In your copy, leave out the pictures; write out all the data exactly.

[DATASET CONTENT]:
+ + + + + + +
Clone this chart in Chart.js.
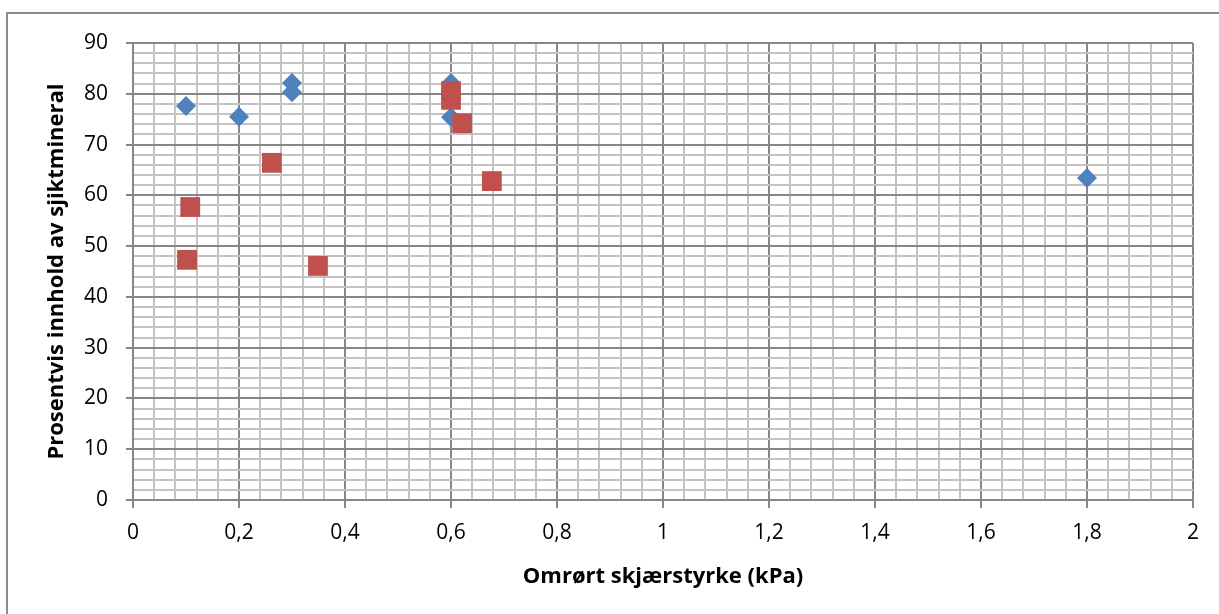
<!DOCTYPE html>
<html>
<head>
<meta charset="utf-8">
<script src="https://cdn.jsdelivr.net/npm/chart.js@4/dist/chart.umd.min.js"></script>
<style>
  html, body { margin: 0; padding: 0; background: #ffffff; }
  #wrap { position: relative; width: 1219px; height: 614px; overflow: hidden; background: #ffffff; }
  #frame { position: absolute; left: 6px; top: 12px; width: 1400px; height: 800px;
           border-left: 2px solid #8c8c8c; border-top: 2px solid #8c8c8c; }
  canvas { position: absolute; left: 0; top: 0; }
</style>
</head>
<body>
<div id="wrap">
  <div id="frame"></div>
  <canvas id="c" width="1219" height="614"></canvas>
</div>
<script>
// ---- data ----
const blueX = [0.1, 0.2, 0.3, 0.3, 0.6, 0.6, 1.8];
const blueY = [77.6, 75.5, 82.1, 80.3, 82.1, 75.4, 63.4];
const redX  = [0.102, 0.108, 0.262, 0.349, 0.6, 0.6, 0.621, 0.677];
const redY  = [47.3, 57.7, 66.4, 46.1, 80.5, 78.8, 74.2, 62.8];

const xMajorTicks = [0, 0.2, 0.4, 0.6, 0.8, 1, 1.2, 1.4, 1.6, 1.8, 2];
const xTickLabels = ['0', '0,2', '0,4', '0,6', '0,8', '1', '1,2', '1,4', '1,6', '1,8', '2'];
const yMajorTicks = [0, 10, 20, 30, 40, 50, 60, 70, 80, 90];
const yTickLabels = ['0', '10', '20', '30', '40', '50', '60', '70', '80', '90'];
const minorDivisions = 5;

const xTitle = 'Omrørt skjærstyrke (kPa)';
const yTitle = 'Prosentvis innhold av sjiktmineral';

// ---- helpers ----
function buildTicks(majors) {
  const out = [];
  for (let i = 0; i < majors.length; i++) {
    out.push({ value: majors[i], major: true, label: i });
    if (i < majors.length - 1) {
      const step = (majors[i + 1] - majors[i]) / minorDivisions;
      for (let k = 1; k < minorDivisions; k++) {
        out.push({ value: majors[i] + step * k, major: false });
      }
    }
  }
  return out;
}
const MAJOR_COL = '#878787';
const MINOR_COL = '#c3c3c3';
const FONT = "'Open Sans', sans-serif";

const toPts = (xs, ys) => xs.map((x, i) => ({ x: x, y: ys[i] }));

new Chart(document.getElementById('c'), {
  type: 'scatter',
  data: {
    datasets: [
      {
        label: 'Serie 1',
        data: toPts(blueX, blueY),
        pointStyle: 'rectRot',
        pointRadius: 10,
        pointHoverRadius: 10,
        backgroundColor: '#4F81BD',
        borderColor: '#4F81BD',
        borderWidth: 0,
        order: 2
      },
      {
        label: 'Serie 2',
        data: toPts(redX, redY),
        pointStyle: 'rect',
        pointRadius: 14,
        pointHoverRadius: 14,
        backgroundColor: '#C0504D',
        borderColor: '#C0504D',
        borderWidth: 0,
        order: 1
      }
    ]
  },
  options: {
    responsive: false,
    animation: false,
    events: [],
    layout: { padding: { left: 0, top: 43, right: 26, bottom: 0 } },
    plugins: { legend: { display: false }, tooltip: { enabled: false }, title: { display: false } },
    scales: {
      x: {
        type: 'linear',
        min: 0, max: 2,
        afterBuildTicks: s => { s.ticks = buildTicks(xMajorTicks); },
        afterFit: s => { s.height = 114; },
        ticks: {
          autoSkip: false,
          maxRotation: 0,
          padding: 12,
          color: '#000000',
          font: { family: FONT, size: 21 },
          callback: function (v, i, ticks) {
            const t = ticks[i];
            return t.major ? xTickLabels[t.label] : '';
          }
        },
        grid: {
          color: c => (c.tick && c.tick.major) ? MAJOR_COL : MINOR_COL,
          tickColor: c => (c.tick && c.tick.major) ? MAJOR_COL : 'rgba(0,0,0,0)',
          lineWidth: 2,
          tickLength: 8
        },
        border: { color: MAJOR_COL, width: 2 },
        title: {
          display: true,
          text: xTitle,
          color: '#000000',
          font: { family: FONT, size: 22, weight: 'bold' },
          padding: { top: 0, bottom: 24 }
        }
      },
      y: {
        type: 'linear',
        min: 0, max: 90,
        afterBuildTicks: s => { s.ticks = buildTicks(yMajorTicks); },
        afterFit: s => { s.width = 133; },
        ticks: {
          autoSkip: false,
          padding: 18,
          color: '#000000',
          font: { family: FONT, size: 21 },
          callback: function (v, i, ticks) {
            const t = ticks[i];
            return t.major ? yTickLabels[t.label] : '';
          }
        },
        grid: {
          color: c => (c.tick && c.tick.major) ? MAJOR_COL : MINOR_COL,
          tickColor: c => (c.tick && c.tick.major) ? MAJOR_COL : 'rgba(0,0,0,0)',
          lineWidth: 2,
          tickLength: 7
        },
        border: { color: MAJOR_COL, width: 2 },
        title: {
          display: true,
          text: yTitle,
          color: '#000000',
          font: { family: FONT, size: 22, weight: 'bold' },
          padding: { top: 44, bottom: 0 }
        }
      }
    }
  }
});
</script>
</body>
</html>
+ + + + + + +
[RESULT OF THIS TASK]:
Clone this chart in Chart.js.
<!DOCTYPE html>
<html>
<head>
<meta charset="utf-8">
<script src="https://cdn.jsdelivr.net/npm/chart.js@4/dist/chart.umd.min.js"></script>
<style>
  html, body { margin: 0; padding: 0; background: #ffffff; }
  #wrap { position: relative; width: 1219px; height: 614px; overflow: hidden; background: #ffffff; }
  #frame { position: absolute; left: 6px; top: 12px; width: 1400px; height: 800px;
           border-left: 2px solid #8c8c8c; border-top: 2px solid #8c8c8c; }
  canvas { position: absolute; left: 0; top: 0; }
</style>
</head>
<body>
<div id="wrap">
  <div id="frame"></div>
  <canvas id="c" width="1219" height="614"></canvas>
</div>
<script>
// ---- data ----
const blueX = [0.1, 0.2, 0.3, 0.3, 0.6, 0.6, 1.8];
const blueY = [77.6, 75.5, 82.1, 80.3, 82.1, 75.4, 63.4];
const redX  = [0.102, 0.108, 0.262, 0.349, 0.6, 0.6, 0.621, 0.677];
const redY  = [47.3, 57.7, 66.4, 46.1, 80.5, 78.8, 74.2, 62.8];

const xMajorTicks = [0, 0.2, 0.4, 0.6, 0.8, 1, 1.2, 1.4, 1.6, 1.8, 2];
const xTickLabels = ['0', '0,2', '0,4', '0,6', '0,8', '1', '1,2', '1,4', '1,6', '1,8', '2'];
const yMajorTicks = [0, 10, 20, 30, 40, 50, 60, 70, 80, 90];
const yTickLabels = ['0', '10', '20', '30', '40', '50', '60', '70', '80', '90'];
const minorDivisions = 5;

const xTitle = 'Omrørt skjærstyrke (kPa)';
const yTitle = 'Prosentvis innhold av sjiktmineral';

// ---- helpers ----
function buildTicks(majors) {
  const out = [];
  for (let i = 0; i < majors.length; i++) {
    out.push({ value: majors[i], major: true, label: i });
    if (i < majors.length - 1) {
      const step = (majors[i + 1] - majors[i]) / minorDivisions;
      for (let k = 1; k < minorDivisions; k++) {
        out.push({ value: majors[i] + step * k, major: false });
      }
    }
  }
  return out;
}
const MAJOR_COL = '#878787';
const MINOR_COL = '#c3c3c3';
const FONT = "'Open Sans', sans-serif";

const toPts = (xs, ys) => xs.map((x, i) => ({ x: x, y: ys[i] }));

new Chart(document.getElementById('c'), {
  type: 'scatter',
  data: {
    datasets: [
      {
        label: 'Serie 1',
        data: toPts(blueX, blueY),
        pointStyle: 'rectRot',
        pointRadius: 10,
        pointHoverRadius: 10,
        backgroundColor: '#4F81BD',
        borderColor: '#4F81BD',
        borderWidth: 0,
        order: 2
      },
      {
        label: 'Serie 2',
        data: toPts(redX, redY),
        pointStyle: 'rect',
        pointRadius: 14,
        pointHoverRadius: 14,
        backgroundColor: '#C0504D',
        borderColor: '#C0504D',
        borderWidth: 0,
        order: 1
      }
    ]
  },
  options: {
    responsive: false,
    animation: false,
    events: [],
    layout: { padding: { left: 0, top: 43, right: 26, bottom: 0 } },
    plugins: { legend: { display: false }, tooltip: { enabled: false }, title: { display: false } },
    scales: {
      x: {
        type: 'linear',
        min: 0, max: 2,
        afterBuildTicks: s => { s.ticks = buildTicks(xMajorTicks); },
        afterFit: s => { s.height = 114; },
        ticks: {
          autoSkip: false,
          maxRotation: 0,
          padding: 12,
          color: '#000000',
          font: { family: FONT, size: 21 },
          callback: function (v, i, ticks) {
            const t = ticks[i];
            return t.major ? xTickLabels[t.label] : '';
          }
        },
        grid: {
          color: c => (c.tick && c.tick.major) ? MAJOR_COL : MINOR_COL,
          tickColor: c => (c.tick && c.tick.major) ? MAJOR_COL : 'rgba(0,0,0,0)',
          lineWidth: 2,
          tickLength: 8
        },
        border: { color: MAJOR_COL, width: 2 },
        title: {
          display: true,
          text: xTitle,
          color: '#000000',
          font: { family: FONT, size: 22, weight: 'bold' },
          padding: { top: 0, bottom: 24 }
        }
      },
      y: {
        type: 'linear',
        min: 0, max: 90,
        afterBuildTicks: s => { s.ticks = buildTicks(yMajorTicks); },
        afterFit: s => { s.width = 133; },
        ticks: {
          autoSkip: false,
          padding: 18,
          color: '#000000',
          font: { family: FONT, size: 21 },
          callback: function (v, i, ticks) {
            const t = ticks[i];
            return t.major ? yTickLabels[t.label] : '';
          }
        },
        grid: {
          color: c => (c.tick && c.tick.major) ? MAJOR_COL : MINOR_COL,
          tickColor: c => (c.tick && c.tick.major) ? MAJOR_COL : 'rgba(0,0,0,0)',
          lineWidth: 2,
          tickLength: 7
        },
        border: { color: MAJOR_COL, width: 2 },
        title: {
          display: true,
          text: yTitle,
          color: '#000000',
          font: { family: FONT, size: 22, weight: 'bold' },
          padding: { top: 44, bottom: 0 }
        }
      }
    }
  }
});
</script>
</body>
</html>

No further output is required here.